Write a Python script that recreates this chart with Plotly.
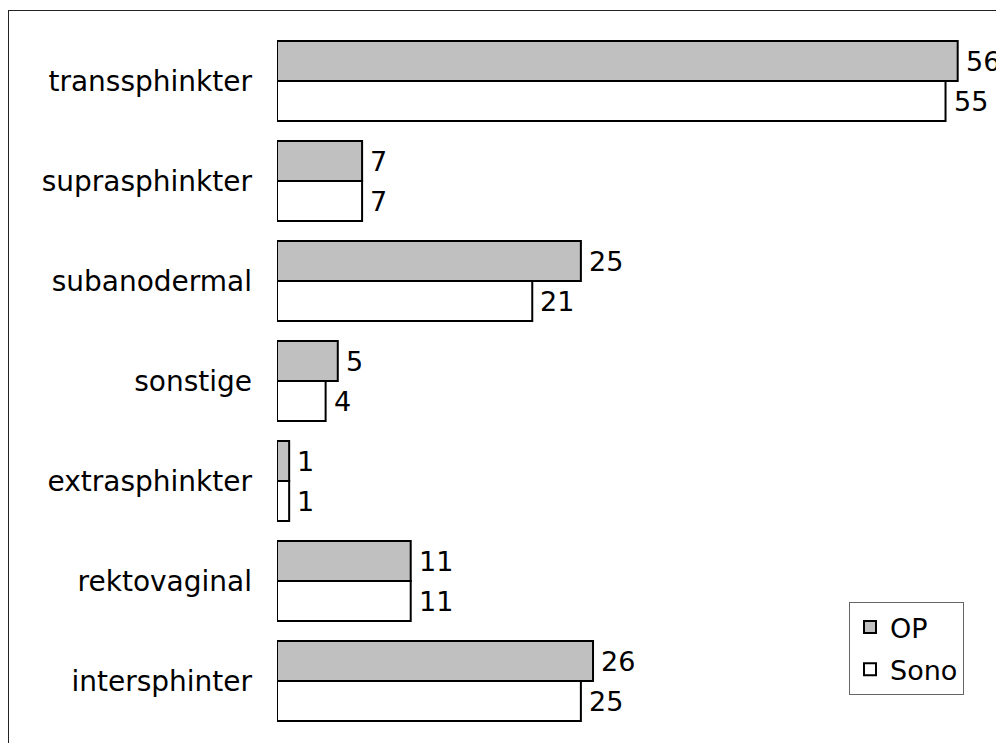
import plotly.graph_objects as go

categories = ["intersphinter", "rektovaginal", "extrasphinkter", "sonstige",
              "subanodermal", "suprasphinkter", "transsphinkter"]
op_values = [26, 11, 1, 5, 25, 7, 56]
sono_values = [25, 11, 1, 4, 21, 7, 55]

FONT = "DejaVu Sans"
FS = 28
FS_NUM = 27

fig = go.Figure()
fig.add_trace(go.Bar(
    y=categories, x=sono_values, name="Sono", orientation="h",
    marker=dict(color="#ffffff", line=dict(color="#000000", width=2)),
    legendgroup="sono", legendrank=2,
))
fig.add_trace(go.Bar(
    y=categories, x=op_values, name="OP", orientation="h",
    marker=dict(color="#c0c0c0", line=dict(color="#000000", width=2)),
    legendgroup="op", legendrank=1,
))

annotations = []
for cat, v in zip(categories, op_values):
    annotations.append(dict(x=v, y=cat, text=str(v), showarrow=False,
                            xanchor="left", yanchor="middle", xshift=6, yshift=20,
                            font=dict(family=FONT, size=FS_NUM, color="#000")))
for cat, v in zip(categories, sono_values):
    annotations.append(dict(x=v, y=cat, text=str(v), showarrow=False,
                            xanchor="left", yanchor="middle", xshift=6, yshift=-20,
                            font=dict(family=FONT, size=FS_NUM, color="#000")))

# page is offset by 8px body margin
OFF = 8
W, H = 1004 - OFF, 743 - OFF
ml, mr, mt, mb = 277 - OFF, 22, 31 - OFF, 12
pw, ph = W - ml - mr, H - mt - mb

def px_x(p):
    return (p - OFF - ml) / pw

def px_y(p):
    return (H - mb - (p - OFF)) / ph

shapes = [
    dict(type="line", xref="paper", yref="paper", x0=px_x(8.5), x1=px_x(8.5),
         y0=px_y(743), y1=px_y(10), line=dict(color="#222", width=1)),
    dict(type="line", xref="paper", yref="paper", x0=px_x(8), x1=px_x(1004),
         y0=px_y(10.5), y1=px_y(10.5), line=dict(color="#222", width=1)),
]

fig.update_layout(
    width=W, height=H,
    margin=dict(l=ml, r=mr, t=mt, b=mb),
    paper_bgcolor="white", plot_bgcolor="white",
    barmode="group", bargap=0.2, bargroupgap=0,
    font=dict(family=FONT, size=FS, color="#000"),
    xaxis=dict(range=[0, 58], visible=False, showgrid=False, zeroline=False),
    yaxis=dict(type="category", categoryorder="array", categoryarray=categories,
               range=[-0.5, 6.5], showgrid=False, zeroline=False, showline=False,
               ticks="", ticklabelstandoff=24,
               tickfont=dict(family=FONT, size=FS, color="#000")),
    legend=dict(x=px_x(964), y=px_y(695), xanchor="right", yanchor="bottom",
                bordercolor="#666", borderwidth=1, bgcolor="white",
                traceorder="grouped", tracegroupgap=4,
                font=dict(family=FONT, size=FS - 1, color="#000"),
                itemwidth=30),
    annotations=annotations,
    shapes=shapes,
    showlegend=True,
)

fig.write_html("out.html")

------------------------------------

Directions
Pictures are excluded; extract exactly the lines from the start of the data through the line that holds "FS_NUM = 27", both ends included.

Solution for this task
Write a Python script that recreates this chart with Plotly.
import plotly.graph_objects as go

categories = ["intersphinter", "rektovaginal", "extrasphinkter", "sonstige",
              "subanodermal", "suprasphinkter", "transsphinkter"]
op_values = [26, 11, 1, 5, 25, 7, 56]
sono_values = [25, 11, 1, 4, 21, 7, 55]

FONT = "DejaVu Sans"
FS = 28
FS_NUM = 27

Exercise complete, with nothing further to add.